We traveled for a while, and then we stopped in a random town, and I was told to get off. It was not Mbale, not even close. “Mbale!” The conductor shouted. “You sit here.” I was put on another taxi, this one nearly empty, which gave me a sense of foreboding. When the engine started, we immediately veered off the highway and into an alleyway between two roadside shops. The taxi pulled into a schoolyard and drove across the grass, passing over stone paths indiscriminately and between crowds of children. “Where are we going?” I asked, nervously gripping the door. “We are collecting,” said the driver opaquely. We pulled up beside the school, where some sort of event was just finishing. The taxi was slowly loaded with amps and other sound equipment until the back seats filled. This took something like 40 minutes, during which a crowd of schoolchildren pointed and laughed at me, and dared each other to touch me. Every few minutes, one little girl would grab the other and try to pick her up and forcibly drive her towards me so that she might accidentally touch me, at which point the little girl would scream, and maybe if she got pushed far enough, start crying and run away.

Finally, we were loaded and zigzagged back to the highway and in the direction of Mbale, though we continued to “collect” by stopping every few minutes to try to urge more passengers aboard.

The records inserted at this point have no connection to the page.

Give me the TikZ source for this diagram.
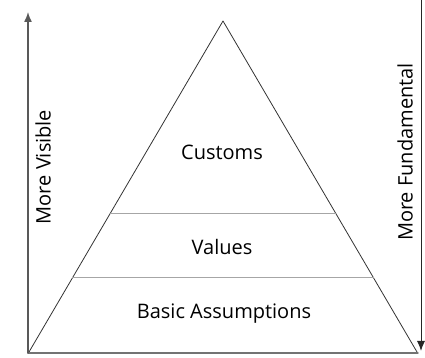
\documentclass[tikz,border=0pt]{standalone}
\usepackage{fontspec}
\setmainfont{Open Sans}
\usetikzlibrary{calc,arrows.meta}
\begin{document}
\begin{tikzpicture}[line cap=round, line join=round, x=1pt, y=1pt,
		level/.style={font=\fontsize{20}{24}\selectfont, text=black},
		side/.style={font=\fontsize{20}{24}\selectfont, text=black, rotate=90},
		divider/.style={black!35, line width=0.9pt},
		tip/.style={-{Latex[length=10pt,width=8pt]}}]
	\useasboundingbox (0,0) rectangle (425,358);
	\coordinate (apex) at (223,337);
	\coordinate (left) at (29,6);
	\coordinate (right) at (417,6);
	% pyramid
	\draw[black!80, line width=0.8pt] (left) -- (apex) -- (right);
	\draw[black!55, line width=1.4pt] (28,5) coordinate (base l) -- (418,5) coordinate (base r);
	\draw[divider] ($(left)!0.42!(apex)$) coordinate (d1l) -- ($(right)!0.42!(apex)$) coordinate (d1r);
	\draw[divider] ($(left)!0.224!(apex)$) coordinate (d2l) -- ($(right)!0.224!(apex)$) coordinate (d2r);
	\node[level] (customs) at (222,206) {Customs};
	\node[level] (values) at (222,111) {Values};
	\node[level] (basic) at (224,44) {Basic Assumptions};
	% arrows
	\coordinate (vis top) at (28,346);
	\draw[tip, black!65, line width=1.4pt] (base l) -- (vis top);
	\coordinate (fund top) at (421,358);
	\coordinate (fund bot) at (421,7);
	\draw[tip, black!85, line width=1pt] (fund top) -- (fund bot);
	\node[side] (visible) at (43,191) {More Visible};
	\node[side] (fundamental) at (405,206) {More Fundamental};
\end{tikzpicture}
\end{document}
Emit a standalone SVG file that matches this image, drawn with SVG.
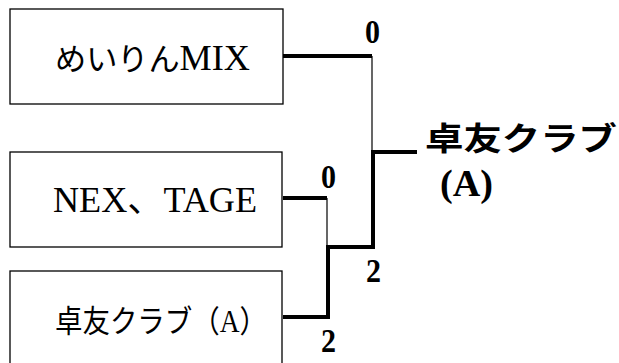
<svg xmlns="http://www.w3.org/2000/svg" width="619" height="363" viewBox="0 0 619 363">
<style>
.box{fill:#fff;stroke:#000;stroke-width:1.3}
.t{font-family:"Liberation Serif","Noto Sans CJK JP",serif;font-size:31px;fill:#000}
.lat{font-size:36px}
.n{font-family:"Liberation Serif","Noto Sans CJK JP",serif;font-size:33px;font-weight:bold;fill:#000}
.w{font-family:"Liberation Serif","Noto Sans CJK JP",serif;font-size:32px;font-weight:bold;fill:#000}
.wa{font-family:"Liberation Serif",serif;font-size:38px;font-weight:bold;fill:#000}
.thick{fill:none;stroke:#000;stroke-width:4}
.thin{fill:none;stroke:#000;stroke-width:1.2}
</style>
<rect width="619" height="363" fill="#fff"/>
<g id="node-meirin">
<rect class="box" x="10" y="9" width="273" height="95"/>
<text class="t" x="55" y="70" textLength="195" lengthAdjust="spacingAndGlyphs">めいりん<tspan class="lat">MIX</tspan></text>
</g>
<g id="node-nex">
<rect class="box" x="10" y="152" width="272" height="95"/>
<text class="t lat" x="53" y="212" textLength="204" lengthAdjust="spacingAndGlyphs">NEX、TAGE</text>
</g>
<g id="node-takuyu">
<rect class="box" x="10" y="271" width="272" height="100"/>
<text class="t" x="55" y="332" textLength="212" lengthAdjust="spacingAndGlyphs">卓友クラブ（A）</text>
</g>
<g id="connectors">
<polyline class="thick" points="283,56 372,56"/>
<line class="thin" x1="372" y1="56" x2="372" y2="152"/>
<polyline class="thick" points="328,247 373,247 373,152 417,152"/>
<polyline class="thick" points="283,198 327,198"/>
<line class="thin" x1="327" y1="198" x2="327" y2="247"/>
<polyline class="thick" points="283,317 328,317 328,245"/>
</g>
<g id="scores">
<text class="n" x="365" y="43" textLength="15" lengthAdjust="spacingAndGlyphs">0</text>
<text class="n" x="321" y="188" textLength="15" lengthAdjust="spacingAndGlyphs">0</text>
<text class="n" x="366" y="282" textLength="15" lengthAdjust="spacingAndGlyphs">2</text>
<text class="n" x="321" y="352" textLength="15" lengthAdjust="spacingAndGlyphs">2</text>
</g>
<g id="winner">
<text class="w" x="425" y="150" textLength="192" lengthAdjust="spacingAndGlyphs">卓友クラブ</text>
<text class="wa" x="440" y="196" textLength="53" lengthAdjust="spacingAndGlyphs">(A)</text>
</g>
</svg>
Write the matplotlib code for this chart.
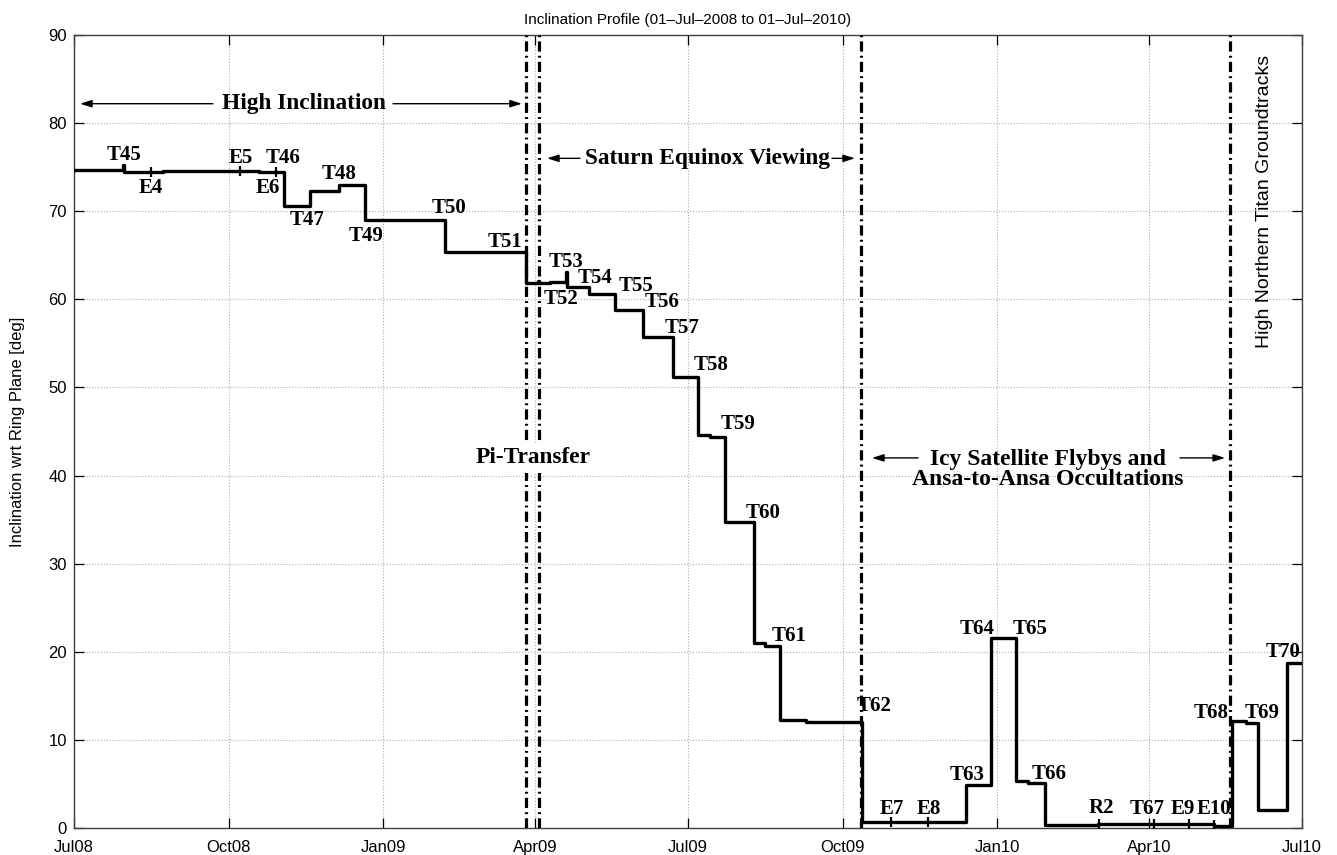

I asked a well dressed man the best way to get to Sipi Falls, explaining that I had never been there before. The man gallantly hailed me a boda (motorcycle taxi). “Sipi Falls, do you know the place?” I asked the man several times. “Yes, I know it,” he assured me, smiling, and because the well dressed man looked like he would be otherwise offended, I climbed aboard, ignoring the boda man standing next to me who said “he doesn’t know the place. No, he doesn’t know it.” This motorcycle took me around the corner, and then stopped in front of a van. “You sit here,” he said. “Sipi Falls.” He then demanded a large sum as payment for transport. At this point I had had enough. “Sir, you have cheated me!” I yelled. “I could have walked that distance in one minute. You lied to me!” He obstinately stuck his hand in my face, saying “the money, madame.” I handed him a coin, shouting “even this is too much!” and the rest of the van broke out in giggles. “how far did he take you and how much did he want?” All the van passengers were intrigued. Finally, I was headed for my destination. Though I was crushed in a backseat with only a percentage of my thigh on a seat cushion, I still spent the drive relishing the idea of a day off.